Adversarial Run-Time and Training Time Attacks

The examples so far have dealt with the assumed circumstance that the self-driving car is being attacked at the time of the self-driving car being underway on the roadway. This can be characterized as doing an adversarial attack during the run-time of the AI ML/DL system.

An evildoer might though try to get to the AI beforehand prior to the ML/DL being placed into active use, doing so during the time that the ML/DL is being trained. Remember that the ML/DL presumably had to be “trained” to do whatever tasks are being undertaken. It is conceivable that a determined wrongdoer could get access to the ML/DL when it is still being set up. If so, the evildoer can then potentially implant or shape the ML/DL to contain a particular vulnerability.

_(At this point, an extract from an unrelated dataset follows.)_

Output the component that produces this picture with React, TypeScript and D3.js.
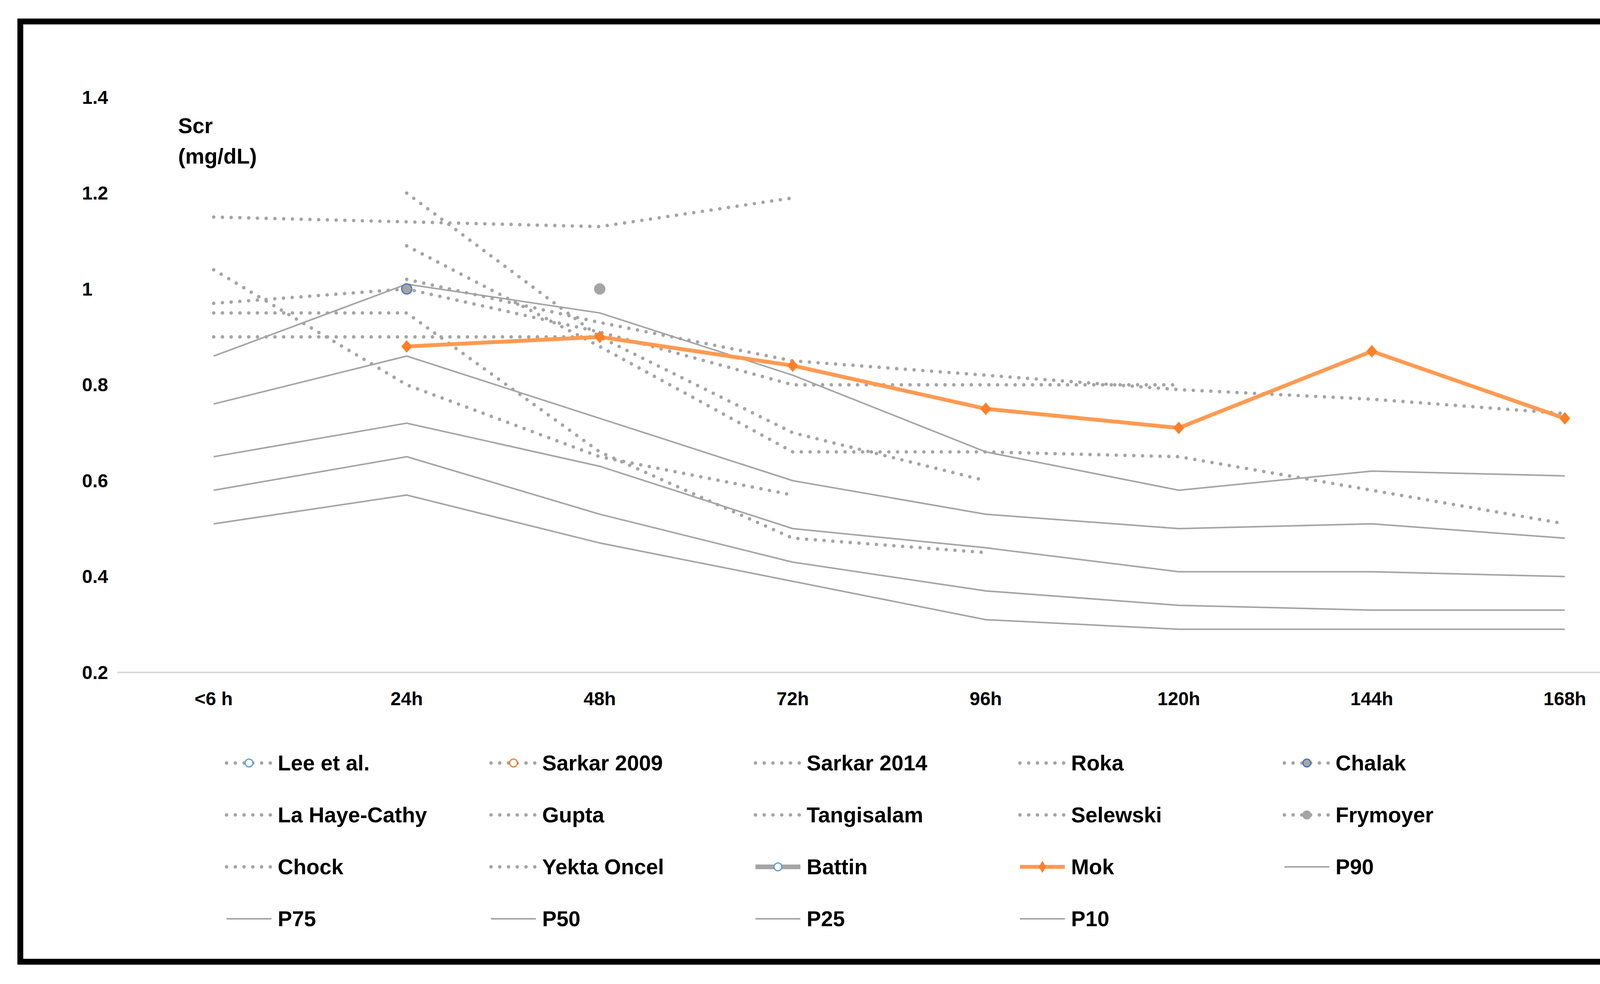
import * as d3 from 'd3'

const W = 4389
const H = 2520
const PLOT = {left: 300, right: 4253, top: 249, bottom: 1722}
const FONT = "'Liberation Sans', Arial, sans-serif"

const GRAY = '#A5A5A5'
const ORANGE_LINE = '#FF9A52'
const ORANGE_MARK = '#FF7F27'

const categories = ['<6 h', '24h', '48h', '72h', '96h', '120h', '144h', '168h']
const yTicks = [0.2, 0.4, 0.6, 0.8, 1, 1.2, 1.4]
const yTickLabels = ['0.2', '0.4', '0.6', '0.8', '1', '1.2', '1.4']

type V = number | null

// published cohorts (dotted)
const leeEtAl: V[] = []
const sarkar2009: V[] = []
const sarkar2014: V[] = [1.15, 1.14, 1.13, 1.19]
const roka: V[] = [null, 1.2, 0.9, 0.7, 0.6]
const chalak: V[] = [null, 1.0]
const laHayeCathy: V[] = [null, 1.09, 0.88, 0.66, 0.66, 0.65, 0.58, 0.51]
const gupta: V[] = [1.04, 0.8, 0.65, 0.57]
const tangisalam: V[] = [0.97, 1.0, 0.91, 0.8, 0.8, 0.8]
const selewski: V[] = [0.95, 0.95, 0.66, 0.48, 0.45]
const frymoyer: V[] = [null, null, 1.0]
const chock: V[] = [0.9, 0.9, 0.9]
const yektaOncel: V[] = [null, 1.02, 0.93, 0.85, 0.82, 0.79, 0.77, 0.74]
const battin: V[] = []
const mok: V[] = [null, 0.88, 0.9, 0.84, 0.75, 0.71, 0.87, 0.73]

// reference percentiles
const p90: V[] = [0.86, 1.01, 0.95, 0.82, 0.66, 0.58, 0.62, 0.61]
const p75: V[] = [0.76, 0.86, 0.73, 0.6, 0.53, 0.5, 0.51, 0.48]
const p50: V[] = [0.65, 0.72, 0.63, 0.5, 0.46, 0.41, 0.41, 0.4]
const p25: V[] = [0.58, 0.65, 0.53, 0.43, 0.37, 0.34, 0.33, 0.33]
const p10: V[] = [0.51, 0.57, 0.47, 0.39, 0.31, 0.29, 0.29, 0.29]

type Kind = 'dot' | 'dotMarker' | 'solid' | 'battin' | 'mok'
type Series = {name: string; values: V[]; kind: Kind; fill?: string; stroke?: string}

const series: Series[] = [
  {name: 'Lee et al.', values: leeEtAl, kind: 'dotMarker', fill: '#fff', stroke: '#5B9BD5'},
  {name: 'Sarkar 2009', values: sarkar2009, kind: 'dotMarker', fill: '#fff', stroke: '#ED7D31'},
  {name: 'Sarkar 2014', values: sarkar2014, kind: 'dot'},
  {name: 'Roka', values: roka, kind: 'dot'},
  {name: 'Chalak', values: chalak, kind: 'dotMarker', fill: GRAY, stroke: '#4472C4'},
  {name: 'La Haye-Cathy', values: laHayeCathy, kind: 'dot'},
  {name: 'Gupta', values: gupta, kind: 'dot'},
  {name: 'Tangisalam', values: tangisalam, kind: 'dot'},
  {name: 'Selewski', values: selewski, kind: 'dot'},
  {name: 'Frymoyer', values: frymoyer, kind: 'dotMarker', fill: GRAY, stroke: GRAY},
  {name: 'Chock', values: chock, kind: 'dot'},
  {name: 'Yekta Oncel', values: yektaOncel, kind: 'dot'},
  {name: 'Battin', values: battin, kind: 'battin', fill: '#fff', stroke: '#5B9BD5'},
  {name: 'Mok', values: mok, kind: 'mok'},
  {name: 'P90', values: p90, kind: 'solid'},
  {name: 'P75', values: p75, kind: 'solid'},
  {name: 'P50', values: p50, kind: 'solid'},
  {name: 'P25', values: p25, kind: 'solid'},
  {name: 'P10', values: p10, kind: 'solid'},
]

const DOT = {stroke: GRAY, strokeWidth: 9, strokeDasharray: '0 22.4', strokeLinecap: 'round' as const}

const lineStyle = (kind: Kind) => {
  if (kind === 'dot' || kind === 'dotMarker') return DOT
  if (kind === 'mok') return {stroke: ORANGE_LINE, strokeWidth: 10, strokeLinejoin: 'round' as const}
  if (kind === 'battin') return {stroke: GRAY, strokeWidth: 12}
  return {stroke: GRAY, strokeWidth: 4}
}

const diamond = d3.symbol(d3.symbolDiamond2, 600)()
const legendDiamond = d3.symbol(d3.symbolDiamond2, 420)()

export default function App() {
  const x = d3.scalePoint<string>().domain(categories).range([PLOT.left, PLOT.right]).padding(0.5)
  const y = d3.scaleLinear().domain([0.2, 1.4]).range([PLOT.bottom, PLOT.top])

  const line = d3
    .line<V>()
    .defined(d => d != null)
    .x((_, i) => x(categories[i]) as number)
    .y(d => y(d as number))

  const drawOrder = [
    ...series.filter(s => s.kind === 'solid'),
    ...series.filter(s => s.kind === 'dot' || s.kind === 'dotMarker' || s.kind === 'battin'),
    ...series.filter(s => s.kind === 'mok'),
  ]

  const lines = drawOrder.map(s => (
    <g key={s.name}>
      <path d={line(s.values) || ''} fill="none" {...lineStyle(s.kind)} />
      {s.values.map((v, i) => {
        if (v == null) return null
        const cx = x(categories[i]) as number
        const cy = y(v)
        if (s.kind === 'mok')
          return (
            <path key={i} d={diamond || ''} transform={`translate(${cx},${cy}) scale(0.9,1.05)`} fill={ORANGE_MARK} />
          )
        if (s.kind === 'dotMarker' || s.kind === 'battin')
          return <circle key={i} cx={cx} cy={cy} r={13} fill={s.fill} stroke={s.stroke} strokeWidth={3} />
        return null
      })}
    </g>
  ))

  const legendX0 = 580
  const legendDX = 677
  const legendY0 = 1954
  const legendDY = 133
  const symLen = 115

  const legend = series.map((s, i) => {
    const col = i % 5
    const row = Math.floor(i / 5)
    const lx = legendX0 + col * legendDX
    const ly = legendY0 + row * legendDY
    const mid = lx + symLen / 2
    return (
      <g key={s.name}>
        <line x1={lx} x2={lx + symLen} y1={ly} y2={ly} {...lineStyle(s.kind)} />
        {(s.kind === 'dotMarker' || s.kind === 'battin') && (
          <circle cx={mid} cy={ly} r={10} fill={s.fill} stroke={s.stroke} strokeWidth={3} />
        )}
        {s.kind === 'mok' && (
          <path d={legendDiamond || ''} transform={`translate(${mid},${ly}) scale(0.7,1.2)`} fill={ORANGE_MARK} />
        )}
        <text x={lx + 131} y={ly} dominantBaseline="central" fontSize={55} fontWeight="bold" fontFamily={FONT} fill="#000">
          {s.name}
        </text>
      </g>
    )
  })

  return (
    <svg
      width={W}
      height={H}
      style={{position: 'absolute', left: 0, top: 0, background: '#fff'}}
      xmlns="http://www.w3.org/2000/svg">
      <rect x={0} y={0} width={W} height={H} fill="#fff" />
      <rect x={52} y={55} width={4286} height={2408} fill="none" stroke="#000" strokeWidth={15} />

      {/* y tick labels */}
      {yTicks.map((t, i) => (
        <text key={t} x={210} y={y(t)} dominantBaseline="central" fontSize={48} fontWeight="bold" fontFamily={FONT} fill="#000">
          {yTickLabels[i]}
        </text>
      ))}

      {/* axis title */}
      <text x={456} y={322} dominantBaseline="central" fontSize={55} fontWeight="bold" fontFamily={FONT} fill="#000">
        Scr
      </text>
      <text x={456} y={400} dominantBaseline="central" fontSize={55} fontWeight="bold" fontFamily={FONT} fill="#000">
        (mg/dL)
      </text>

      {/* horizontal axis line */}
      <line x1={PLOT.left} x2={PLOT.right} y1={y(0.2)} y2={y(0.2)} stroke="#D9D9D9" strokeWidth={4} />

      {/* x tick labels */}
      {categories.map(c => (
        <text
          key={c}
          x={x(c) as number}
          y={1789}
          textAnchor="middle"
          dominantBaseline="central"
          fontSize={48}
          fontWeight="bold"
          fontFamily={FONT}
          fill="#000">
          {c}
        </text>
      ))}

      {lines}
      {legend}
    </svg>
  )
}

Take the example of the Stop sign. Imagine that the evildoer was able to access the ML/DL when the Stop sign detection training was being accomplished. Perhaps specially fabricated data is fed into the ML/DL. Or the ML/DL parameters are tweaked by the wrongdoer. All in all, the idea is that this might undercut how the ML/DL is going to work once it is placed into active use.

An evildoer that has done their dirty work beforehand would potentially know for sure that the AI ML/DL is vulnerable to for example a false-positive attack, or likewise vulnerable to a false-negative attack. Whereas in the usual white-box approach the baddies might simply inspect the ML/DL to see if they can uncover any weaknesses, this effort to seed weaknesses is obviously a likely more strident evildoing avenue.

Complicating and worsening such matters is the possibility that the ML/DL also trains during run-time. You might want the ML/DL to adjust by itself while it is in active use. In that case, the evildoer can potentially do nefarious training infusion acts, even while the ML/DL is in the midst of being used. For more on these kinds of AI ML/DL cybersecurity aspects, see my coverage at the link here.

Adversarial Attack Of One-Time Or Iterative Nature

Another perspective on adversarial attacks against AI consists of doing them on a one-time basis versus doing so iteratively on an incremental basis.

It could be that an evildoer repeatedly tries the Stop sign trickery and hopes that eventually, a self-driving car falls for the appalling act. Or the wrongdoer might decide that the attack should be tried just once. An issue for an attacker is that if they repeatedly do an attack, the AI being attacked might detect that such attacks are being launched and then alert someone or invoke a built-in counterattack.

Conclusion

Now that I’ve covered the overall nature of adversarial attacks against AI, we should revisit the latest AI Ethics twist that consists of debating whether or not those kinds of nefarious attacks are okay to be used by those seeking to take down AI For Bad.

Yes, you might say, of course, it is perfectly fine to do so. Use whatever means we can to curtail AI For Bad. The ends justify the means.

No, you might reply, it isn’t suitable to employ adversarial attacks, even when used to deal with AI For Bad. We must resist getting into an arms race of adversarial attacks. The more that we entertain the use of them, the worse things will get. Put aside this Pandora’s box and avoid the temptation that it entails. Also, keep in mind that we are potentially shooting our own foot, including that we might inadvertently use adversarial attacks against AI For Good that we falsely thought was AI For Bad.

While you mull over these hefty matters, let’s end the discussion for now with some insightful quotes.

Evagrius Ponticus, a famous monk and highly influential theologian, said this about adversaries: “The further the soul advances, the greater are the adversaries against which it must contend.” And, as further contemplative milieu, Tennessee Williams, the revered American playwright, noted this about adversaries: “But I think the spirit of man is a good adversary.”

You be the judge and jury when it comes to deciding whether or not we are to proceed to embrace adversarial attacks as a full-fledged member of the AI Ethics club, or whether such methods should be relegated to the junk heap as something reviled and never to be used (even when employed for the pursuit of goodness and aiming to virtuously root out Unethical AI).

Welcome to the world of the vexing ethical conundrum about AI adversarial attacks.